Сколько бы ни подымался артист в творчестве, преградой будет стоять не только его культура как человека образованного или невежды, но и его способность входить в героическое напряжение.
В него входят только те, кто может найти полное устойчивое самообладание. Это самообладание, как элемент творческий, приходит к тем артистам, у которых личные страсти вроде зависти, ревности, соперничества, жажды первенства уже упали. На их месте выросло увлечение искусством, самоотверженная радость, что есть возможность пронести с подмостков театра великие порывы человеческой души и показать их, а не себя зрителям.
Тогда-то и зажигается в актере тот огонь, который сливает его и зрительный зал в единое целое. Тогда артист становится не избранником для кого-то, но признанным сыном своего народа, в котором каждый из зрителей узнал лучшие части самого себя, страдал или плакал, радовался или смеялся, всем сердцем участвуя в жизни человека роли.
Каков же путь работы артиста над самим собой, чтобы достичь этой мощи: слить сцену и зрительный зал в единое целое?
В самом артисте его культура чувства и мысли должна быть слита воедино. Это единое самосознание и вводит в начальные ступени творчества.
Как можно приобрести это единое сознание, приходящее результатом любви к искусству и самообладания? Можно ли достичь его потому, что я сказал артисту: «Думайте так»?
Нельзя поднять сознание артиста на другой уровень чужой волей.
Только гармонично развивающийся артист может самостоятельно, через собственный опыт, достичь следующей, высшей ступени расширенного сознания.
В чем же тогда роль каждого, и моя в том числе – учителя, – если опыт одного в этой области ничему не учит другого? Мы наблюдаем во всех отраслях науки, техники, медицины, как опыт одних становится преемственной, наследственной ценностью следующих поколений. Только в искусстве да, пожалуй, в самой жизни люди не желают принимать опыта близких людей, любовно предупреждающих о заблуждениях и иллюзиях.

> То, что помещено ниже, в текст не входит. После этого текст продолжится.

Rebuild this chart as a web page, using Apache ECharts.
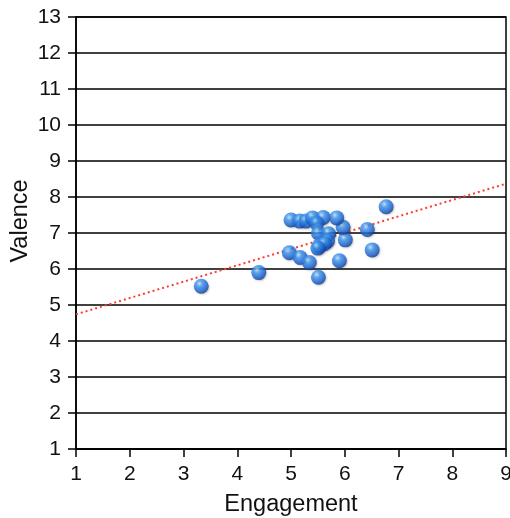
<!DOCTYPE html>
<html>
<head>
<meta charset="utf-8">
<script src="https://cdn.jsdelivr.net/npm/echarts@6/dist/echarts.min.js"></script>
<style>html,body{margin:0;padding:0;background:#fff}#c{width:510px;height:518px}</style>
</head>
<body>
<div id="c"></div>
<script>
const engagement = [3.33, 4.40, 4.97, 5.17, 5.34, 5.51, 5.90, 6.51, 6.77, 6.42, 6.01, 5.97, 5.00, 5.16, 5.28, 5.40, 5.60, 5.85, 5.48, 5.51, 5.70, 5.68, 5.53, 5.62, 5.50];
const valence    = [5.52, 5.90, 6.45, 6.32, 6.18, 5.77, 6.23, 6.53, 7.73, 7.10, 6.81, 7.16, 7.36, 7.33, 7.33, 7.42, 7.43, 7.42, 7.27, 7.00, 6.98, 6.78, 6.65, 6.70, 6.58];
const trendX = [1, 9];
const trendY = [4.74, 8.37];
const xTicks = [1, 2, 3, 4, 5, 6, 7, 8, 9];
const yTicks = [1, 2, 3, 4, 5, 6, 7, 8, 9, 10, 11, 12, 13];

const chart = echarts.init(document.getElementById('c'), null, {renderer: 'canvas'});
const font = 'Liberation Sans, Arial, sans-serif';
chart.setOption({
  animation: false,
  backgroundColor: '#fff',
  grid: {left: 76, right: 4, top: 17, bottom: 69, show: true, borderColor: '#000', borderWidth: 1.5, containLabel: false, outerBoundsMode: 'none'},
  xAxis: {
    type: 'value', min: xTicks[0], max: xTicks[xTicks.length - 1], interval: 1,
    name: 'Engagement', nameLocation: 'middle', nameGap: 44, nameMoveOverlap: false,
    nameTextStyle: {fontFamily: font, fontSize: 23.5, color: '#111'},
    axisLine: {show: true, lineStyle: {color: '#000', width: 1.5}},
    axisTick: {show: true, inside: false, length: 8, lineStyle: {color: '#000', width: 1.5}},
    axisLabel: {fontFamily: font, fontSize: 21, color: '#111', margin: 15},
    splitLine: {show: false}
  },
  yAxis: {
    type: 'value', min: yTicks[0], max: yTicks[yTicks.length - 1], interval: 1,
    name: 'Valence', nameLocation: 'middle', nameGap: 43, nameRotate: 90, nameMoveOverlap: false,
    nameTextStyle: {fontFamily: font, fontSize: 23.5, color: '#111', padding: [0, 0, 0, 24]},
    axisLine: {show: true, lineStyle: {color: '#000', width: 1.5}},
    axisTick: {show: true, inside: false, length: 8, lineStyle: {color: '#000', width: 1.5}},
    axisLabel: {fontFamily: font, fontSize: 21, color: '#111', margin: 15},
    splitLine: {show: true, lineStyle: {color: '#000', width: 1.5}}
  },
  series: [
    {
      type: 'line',
      data: trendX.map((x, i) => [x, trendY[i]]),
      showSymbol: false, symbol: 'none',
      lineStyle: {color: '#ff3b30', width: 2, type: [2, 3]},
      z: 3
    },
    {
      type: 'scatter',
      data: engagement.map((x, i) => [x, valence[i]]),
      symbolSize: 15,
      itemStyle: {
        color: new echarts.graphic.RadialGradient(0.38, 0.32, 0.7, [
          {offset: 0, color: '#c4e6ff'},
          {offset: 0.3, color: '#3f98f2'},
          {offset: 0.75, color: '#1760d0'},
          {offset: 1, color: '#0b3a8c'}
        ]),
        shadowColor: 'rgba(0,0,0,0.25)', shadowBlur: 2, shadowOffsetX: 1, shadowOffsetY: 1
      },
      z: 4
    }
  ]
});
</script>
</body>
</html>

Я стремлюсь ввести вас в более высокое понимание творчества и на сцене, и в жизни. Что же мне надо для этого сделать? Я должен не только указать вам, артистам, природу творческого чувства и его элементы. Я должен выбросить на поверхность всю ту руду, которую я за свою жизнь раздобыл, и показать вам, как я сам достигаю в каждой роли не результатов, а ищу самый путь, т. е. как я копаю мою руду.
Целым рядом занятий и упражнений на сосредоточенность, внимание и создание в них круга публичного одиночества я привел вас к пониманию двух основных линий в творчестве: работа над собой и работа над ролью.
Раньше, чем начать сосредоточиваться на определенной роли, раньше, чем создать круг внимания, раньше, чем начать включать в него те или иные новые «предлагаемые обстоятельства» данной мне роли, я сам должен освободиться от всех пластов и слоев той жизненной, бытовой энергии, которая налипла на мне за сегодняшний день, вплоть до часа, когда я начинаю свое творчество. Я жил до этой минуты просто как член того или иного общества, того или иного города, улицы, семьи и т. д.
«Если» я не разорву цепей всех своих предлагаемых обстоятельств дня, «если» не освобожусь от моих условностей так, чтобы во мне проснулось сознание: «Кроме того, что я единица всех этих моих обстоятельств дня, я еще единица всей вселенной», – то я не буду готов целиком к восприятию роли, к выявлению в ней органических, общечеловеческих чувств.
Чтобы вылить в публику энергию, сосредоточенную в роли, надо сбросить с себя всю ту энергию, что рождалась только моими обстоятельствами жизни. Когда же я сброшу с себя всего легче и проще мои условные обстоятельства? Как войду всего скорее в новые предлагаемые условия?
В искусстве «знать» – значит уметь. То знание «вообще», которое наполняет мозг наблюдениями и оставляет холодным сердце, никуда не годится для артиста-творца, артиста, переживающего все то, что чувствует герой его роли.
Беседа шестая
Студия – не место для случайного прохождения ролей. Сюда нельзя прийти с желанием в такое-то время или для такой-то необходимости, продиктованной случайными обстоятельствами, пройти ту или иную роль, потому что в эту минуту движущаяся жизнь загнала в тупик и стали нужны режиссерские указания, и отсюда вылилась тяга к посещению студии.
Студиец – это тот, кто в своем искусстве видит дело своей жизни, тот, для кого студия – семья. Когда студиец приходит на занятия, он не может думать о своих личных делах, неудачах и испытаниях дня; он, уже подходя к студии, должен переключиться на мысли о своей работе и стремиться прочь от всякой другой жизни. Входя в студию, он должен заключить себя в круг красоты, высоких, чистых мыслей о своей работе и радоваться, что есть место, где он может объединиться с такими же стремящимися к красоте людьми, как он сам.